Binnen de VN zijn alle staten gelijk, of ze zich nu houden aan de zedelijke standaard of niet. China heeft een vetorecht in de Veiligheidsraad, terwijl het jaarlijks duizenden mensen ombrengt. Er is echter alleen sprake van een versterking van de internationale rechtsorde als overheden hun macht gebruiken om de zedelijke standaard te bevorderen.”
Hoe verhoudt een preventieve oorlog zich tot de nationale soevereiniteit?
„De preventieve oorlog is slechts een detail uit het nationaal veiligheidsplan van de regering-Bush. Het is geen uitgewerkte doctrine, zoals soms wordt gezegd. De gedachte is eigenlijk heel simpel: als een actor die geen staat is burgerdoelen wil aanvallen, en daarvoor massavernietingswapens wil gebruiken, en als het recht van oorlog lijkt te ontbreken, is het toch moreel gerechtvaardigd een preventieve aanval te doen. Uit de context van het veiligheidsplan is duidelijk dat zo’n aanval alleen bij uitzondering zal worden gedaan.
In Irak gaat het niet om een preventieve oorlog, maar om het afdwingen van VN-resoluties. Ik zie geen spanning met de nationale soevereiniteit. De aanval vloeit voort uit het recht op zelfverdediging in het VN-handvest, als reactie op 11 september. De nationale soevereiniteit vindt haar grens in de veiligheid van staten onderling.”
In welke gevallen mag een regime omvergeworpen worden?
„Vanuit het christelijk realisme is dat gerechtvaardigd als een tiran zijn onderdanen martelt. Zo’n regime heeft geen zedelijke legitimatie, ook al heeft het een status in de Verenigde Naties. Zolang er geen directe bedreiging voor de eigen bevolking is, ben je gehouden aan vreedzame middelen.
Regeringen zijn natuurlijk eerst verantwoordelijk voor hun eigen bevolking. Een overheid mag niet haar eigen bevolking in gevaar brengen door een ander land te bevrijden. Een supermacht als de VS heeft het makkelijker. Die kan zowel de eigen bevolking beschermen als een ander regime wegjagen.”
Past een preventieve oorlog in het concept van de rechtvaardige oorlog, dat vanaf Augustinus in het christendom bestaat?

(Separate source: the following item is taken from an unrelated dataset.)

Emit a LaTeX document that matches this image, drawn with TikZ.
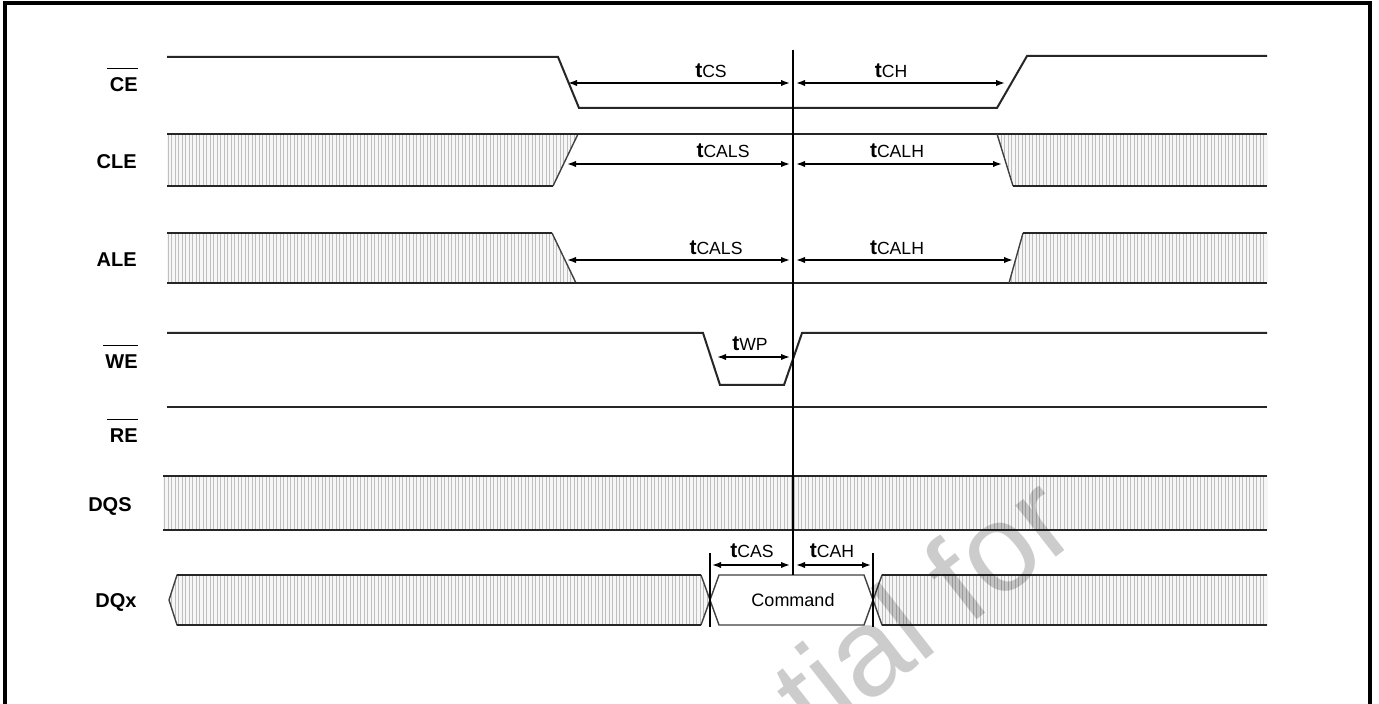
\documentclass[tikz,border=0pt]{standalone}
\usepackage{fontspec}
\setmainfont{Liberation Sans}
\usetikzlibrary{arrows.meta,patterns.meta}
\newcommand{\tlbl}[1]{\textbf{\fontsize{10.5}{12}\selectfont t}{\fontsize{8.8}{10}\selectfont #1}}
\begin{document}
\begin{tikzpicture}[x=0.5pt,y=-0.5pt,
  sig/.style={line width=1pt,black!85,line join=miter},
  hatchfill/.style={preaction={fill=gray!7},pattern={Lines[angle=90,distance=1.75pt,line width=0.5pt]},pattern color=gray!50},
  edge/.style={line width=0.7pt,black!75},
  dim/.style={line width=0.8pt,{Latex[length=4.5pt,width=3.2pt]}-{Latex[length=4.5pt,width=3.2pt]}},
  ref/.style={line width=0.8pt,black},
  lbl/.style={font=\bfseries\fontsize{10}{12}\selectfont,anchor=east,inner sep=0pt},
  bar/.style={line width=0.75pt},
  tlab/.style={inner sep=0pt},
  wm/.style={font=\fontsize{62}{74}\selectfont,text=black,opacity=0.2,rotate=38,anchor=center,inner sep=0pt}]
\useasboundingbox (0,0) rectangle (1379,704);
\clip (0,0) rectangle (1379,704);
\fill[white] (0,0) rectangle (1379,704);
% frame
\draw[line width=2pt] (4.5,760) -- (4.5,3.5) -- (1370,3.5) -- (1370,760);

% labels
\node[lbl] (lce) at (138,85) {CE};
\draw[bar] ([xshift=-1pt,yshift=4.5pt]lce.north west) -- ([yshift=4.5pt]lce.north east);
\node[lbl] (lcle) at (137,162) {CLE};
\node[lbl] (lale) at (137,260) {ALE};
\node[lbl] (lwe) at (138,362) {WE};
\draw[bar] ([xshift=-1pt,yshift=4.5pt]lwe.north west) -- ([yshift=4.5pt]lwe.north east);
\node[lbl] (lre) at (138,436) {RE};
\draw[bar] ([xshift=-1pt,yshift=4.5pt]lre.north west) -- ([yshift=4.5pt]lre.north east);
\node[lbl] (ldqs) at (132,506) {DQS};
\node[lbl] (ldqx) at (137,602) {DQx};

% CE
\draw[sig] (167,57) -- (558,57) -- (579,108) -- (997,108) -- (1027,56) -- (1267,56);

% CLE
\fill[hatchfill] (167,134) -- (578,134) -- (553,186) -- (167,186) -- cycle;
\fill[hatchfill] (997,134) -- (1267,134) -- (1267,186) -- (1013,186) -- cycle;
\draw[sig] (167,186) -- (553,186);
\draw[edge] (553,186) -- (578,134);
\draw[sig] (167,134) -- (1267,134);
\draw[edge] (997,134) -- (1013,186);
\draw[sig] (1013,186) -- (1267,186);

% ALE
\fill[hatchfill] (167,233) -- (552,233) -- (576,283) -- (167,283) -- cycle;
\fill[hatchfill] (1023,233) -- (1267,233) -- (1267,283) -- (1009,283) -- cycle;
\draw[sig] (167,233) -- (552,233);
\draw[edge] (552,233) -- (576,283);
\draw[sig] (167,283) -- (1267,283);
\draw[edge] (1009,283) -- (1023,233);
\draw[sig] (1023,233) -- (1267,233);

% WE
\draw[sig] (167,333) -- (703,333) -- (720,385) -- (784,385) -- (802,333) -- (1267,333);

% RE
\draw[sig] (167,407) -- (1267,407);

% DQS
\fill[hatchfill] (163,476) rectangle (1267,530);
\draw[sig] (163,476) -- (1267,476);
\draw[sig] (163,530) -- (1267,530);

% DQx
\fill[hatchfill] (169,600) -- (177,575) -- (701,575) -- (710,600) -- (701,625) -- (177,625) -- cycle;
\draw[edge] (701,575) -- (177,575) -- (169,600) -- (177,625) -- (701,625);
\draw[edge] (701,575) -- (710,600) -- (701,625);
\draw[edge] (710,600) -- (719,575) -- (864,575) -- (873,600) -- (864,625) -- (719,625) -- cycle;
\node[font=\fontsize{9}{11}\selectfont,inner sep=0pt] (cmdt) at (793,600) {Command};
\fill[hatchfill] (873,600) -- (882,575) -- (1267,575) -- (1267,625) -- (882,625) -- cycle;
\draw[edge] (1267,575) -- (882,575) -- (873,600) -- (882,625) -- (1267,625);
\draw[sig] (882,575) -- (1267,575);
\draw[sig] (882,625) -- (1267,625);
\draw[sig] (177,575) -- (701,575);
\draw[sig] (177,625) -- (701,625);

% reference lines
\coordinate (rtop) at (793,50);
\coordinate (rbot) at (793,575);
\draw[ref] (rtop) -- (rbot);
\coordinate (vl1) at (710,553);
\coordinate (vl2) at (710,627);
\coordinate (vr1) at (873,553);
\coordinate (vr2) at (873,627);
\draw[ref] (vl1) -- (vl2);
\draw[ref] (vr1) -- (vr2);

% dimension arrows
\coordinate (a1) at (568,83); \coordinate (a2) at (790,83);
\coordinate (a3) at (796,83); \coordinate (a4) at (1005,83);
\draw[dim] (a1) -- (a2);
\draw[dim] (a3) -- (a4);
\node[tlab] (tcs) at (711,71) {\tlbl{CS}};
\node[tlab] (tch) at (891,71) {\tlbl{CH}};

\coordinate (b1) at (567,164); \coordinate (b2) at (790,164);
\coordinate (b3) at (796,164); \coordinate (b4) at (1002,164);
\draw[dim] (b1) -- (b2);
\draw[dim] (b3) -- (b4);
\node[tlab] (tcals1) at (723,151) {\tlbl{CALS}};
\node[tlab] (tcalh1) at (897,151) {\tlbl{CALH}};

\coordinate (c1) at (567,260); \coordinate (c2) at (790,260);
\coordinate (c3) at (796,260); \coordinate (c4) at (1013,260);
\draw[dim] (c1) -- (c2);
\draw[dim] (c3) -- (c4);
\node[tlab] (tcals2) at (716,248) {\tlbl{CALS}};
\node[tlab] (tcalh2) at (897,248) {\tlbl{CALH}};

\coordinate (d1) at (717,357); \coordinate (d2) at (790,357);
\draw[dim] (d1) -- (d2);
\node[tlab] (twp) at (750,344) {\tlbl{WP}};

\coordinate (e1) at (712,565); \coordinate (e2) at (790,565);
\coordinate (e3) at (796,565); \coordinate (e4) at (871,565);
\draw[dim] (e1) -- (e2);
\draw[dim] (e3) -- (e4);
\node[tlab] (tcas) at (752,551) {\tlbl{CAS}};
\node[tlab] (tcah) at (832,551) {\tlbl{CAH}};

% watermark
\node[wm] (wmk) at (922,606) {tial for};
\end{tikzpicture}
\end{document}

„De rechtvaardige oorlog vraagt naar een rechtvaardige oorzaak, het rechtmatige gezag en de juiste middelen. Ik denk dat 11 september de rechtvaardige zaak duidelijk maakt. De Amerikaanse regering is een wettig gezag. En de Amerikaanse precisiewapens die het aantal burgerslachtoffers zo laag mogelijk houden, zijn de rechtvaardigste middelen die sinds de uitvinding van het buskruit in een oorlog kunnen worden gebruikt.”